Seven additional Chalk wells are planned this year.
EOG shifted to “premium drilling this year,” Thomas said, which he defined as drilling in locations that generate at least a 30% direct after-tax rate of return at $40/bbl oil. “The shift is a game changer with significant long-term implications…This is the most important point: our shift to premium is permanent and not simply a temporary high grading process and a low commodity price environment…We do not need 50 rigs drilling thousands of wells per year. It will take far less capital to grow production at strong double-digit rates.”

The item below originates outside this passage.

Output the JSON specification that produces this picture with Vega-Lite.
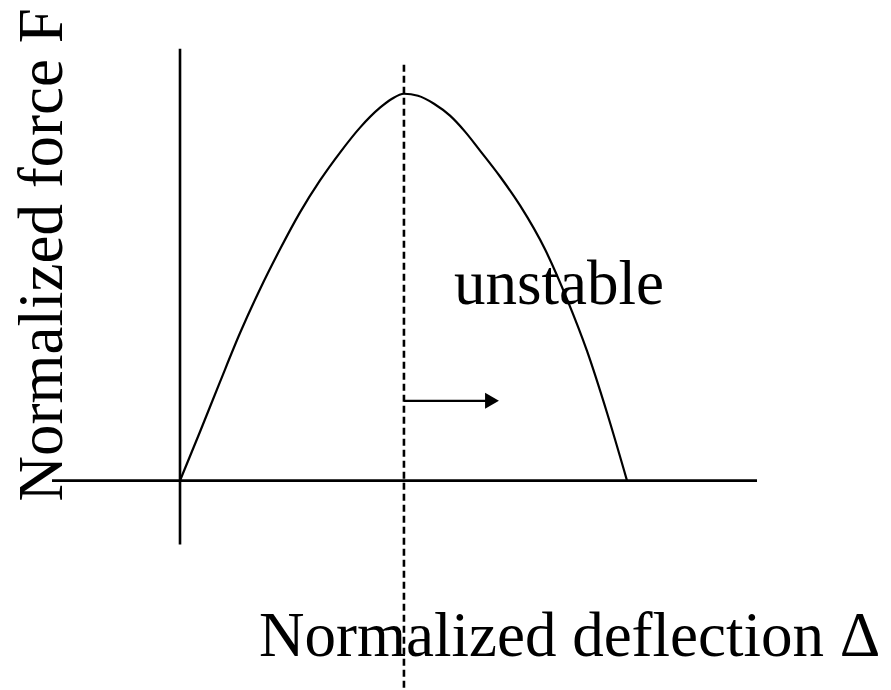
{
  "$schema": "https://vega.github.io/schema/vega-lite/v6.json",
  "width": 891,
  "height": 690,
  "padding": 0,
  "autosize": {"type": "fit", "contains": "padding"},
  "background": "white",
  "config": {"view": {"stroke": null}},
  "layer": [
    {
      "data": {"values": [
        {"d": -0.5727, "f": 0, "d2": 2.5817, "f2": 0},
        {"d": 0, "f": 1.116, "d2": 0, "f2": -0.165}
      ]},
      "mark": {"type": "rule", "color": "black", "strokeWidth": 2.6},
      "encoding": {
        "x": {"field": "d", "type": "quantitative", "scale": {"domain": [-0.8054, 3.1812], "nice": false, "zero": false}, "axis": null},
        "y": {"field": "f", "type": "quantitative", "scale": {"domain": [-0.5361, 1.2423], "nice": false, "zero": false}, "axis": null},
        "x2": {"field": "d2"},
        "y2": {"field": "f2"}
      }
    },
    {
      "data": {"values": [
        {"d": 1.002, "f": 1.0747, "f2": -0.5361}
      ]},
      "mark": {"type": "rule", "color": "black", "strokeWidth": 2.6, "strokeDash": [7, 4]},
      "encoding": {
        "x": {"field": "d", "type": "quantitative"},
        "y": {"field": "f", "type": "quantitative"},
        "y2": {"field": "f2"}
      }
    },
    {
      "data": {"values": [
        {"d": 0, "f": 0},
        {"d": 0.0895, "f": 0.1263},
        {"d": 0.179, "f": 0.2552},
        {"d": 0.2685, "f": 0.3814},
        {"d": 0.3579, "f": 0.4948},
        {"d": 0.4474, "f": 0.5979},
        {"d": 0.5369, "f": 0.6933},
        {"d": 0.6264, "f": 0.7758},
        {"d": 0.7159, "f": 0.8479},
        {"d": 0.8054, "f": 0.9124},
        {"d": 0.8949, "f": 0.9639},
        {"d": 0.9485, "f": 0.9871},
        {"d": 1.0022, "f": 1.0},
        {"d": 1.0649, "f": 0.9948},
        {"d": 1.1365, "f": 0.9742},
        {"d": 1.2081, "f": 0.9433},
        {"d": 1.2752, "f": 0.9021},
        {"d": 1.3423, "f": 0.8531},
        {"d": 1.4318, "f": 0.7861},
        {"d": 1.5213, "f": 0.7113},
        {"d": 1.6331, "f": 0.5979},
        {"d": 1.7315, "f": 0.4691},
        {"d": 1.821, "f": 0.3351},
        {"d": 1.9105, "f": 0.1753},
        {"d": 2.0, "f": 0}
      ]},
      "mark": {"type": "line", "color": "black", "strokeWidth": 2.2, "interpolate": "monotone"},
      "encoding": {
        "x": {"field": "d", "type": "quantitative"},
        "y": {"field": "f", "type": "quantitative"}
      }
    },
    {
      "data": {"values": [
        {"d": 1.002, "f": 0.2062, "d2": 1.396}
      ]},
      "mark": {"type": "rule", "color": "black", "strokeWidth": 2.4},
      "encoding": {
        "x": {"field": "d", "type": "quantitative"},
        "y": {"field": "f", "type": "quantitative"},
        "x2": {"field": "d2"}
      }
    },
    {
      "data": {"values": [
        {"d": 1.396, "f": 0.2062}
      ]},
      "mark": {"type": "point", "shape": "triangle-right", "filled": true, "color": "black", "opacity": 1, "size": 256},
      "encoding": {
        "x": {"field": "d", "type": "quantitative"},
        "y": {"field": "f", "type": "quantitative"}
      }
    },
    {
      "data": {"values": [
        {"d": 1.226, "f": 0.456, "label": "unstable"},
        {"d": 0.3535, "f": -0.4536, "label": "Normalized deflection Δ"}
      ]},
      "mark": {"type": "text", "font": "Liberation Serif", "fontSize": 63, "color": "black", "align": "left", "baseline": "alphabetic"},
      "encoding": {
        "x": {"field": "d", "type": "quantitative"},
        "y": {"field": "f", "type": "quantitative"},
        "text": {"field": "label"}
      }
    },
    {
      "data": {"values": [
        {"d": -0.528, "f": -0.054, "label": "Normalized force F"}
      ]},
      "mark": {"type": "text", "font": "Liberation Serif", "fontSize": 63, "color": "black", "align": "left", "baseline": "alphabetic", "angle": 270},
      "encoding": {
        "x": {"field": "d", "type": "quantitative"},
        "y": {"field": "f", "type": "quantitative"},
        "text": {"field": "label"}
      }
    }
  ]
}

EOG management agrees with a consensus view that the oil market has begun to rebalance, a process that should accelerate in the second half of the year.
“We believe that in the U.S it will take a sustained $60-65 oil price and 12 months of lead time for the industry to deliver a modest level of growth,” Thomas said. “However, what is true for the industry in general does not hold for EOG…With our premium drilling inventory, we believe our reinvestment advantage is $15-20/bbl lower than the average industry operator…And that may be the No. 1 question we received the last two months, or more accurately, ‘at what price will you accelerate and return to growth?'”
The top priority, he said is to fund the entire 2016 capital spending program through cash flow and reduced net debt from property sales. The second priority is to complete drilled but uncompleted wells.
EOG reported a quarterly net loss of $471.8 million (minus 86 cents/share) in 1Q2016, versus a year-ago net loss of $169.7 million (minus 31 cents). Adjusted for one-time items, EOG lost $455.5 million net (minus 83 cents) from a loss of $16.8 million (minus 3 cents).
During 1Q2016, lease operating expenses fell by 29% from a year ago while transportation costs fell by 12%. Total general and administrative expenses decreased 7%.
At the end of March, total debt outstanding was $7.0 billion with a debt-to-total capitalization ratio of 36%. Taking into account cash on the balance sheet of $668 million, net debt was $6.3 billion with a net debt-to-total capitalization ratio of 34%.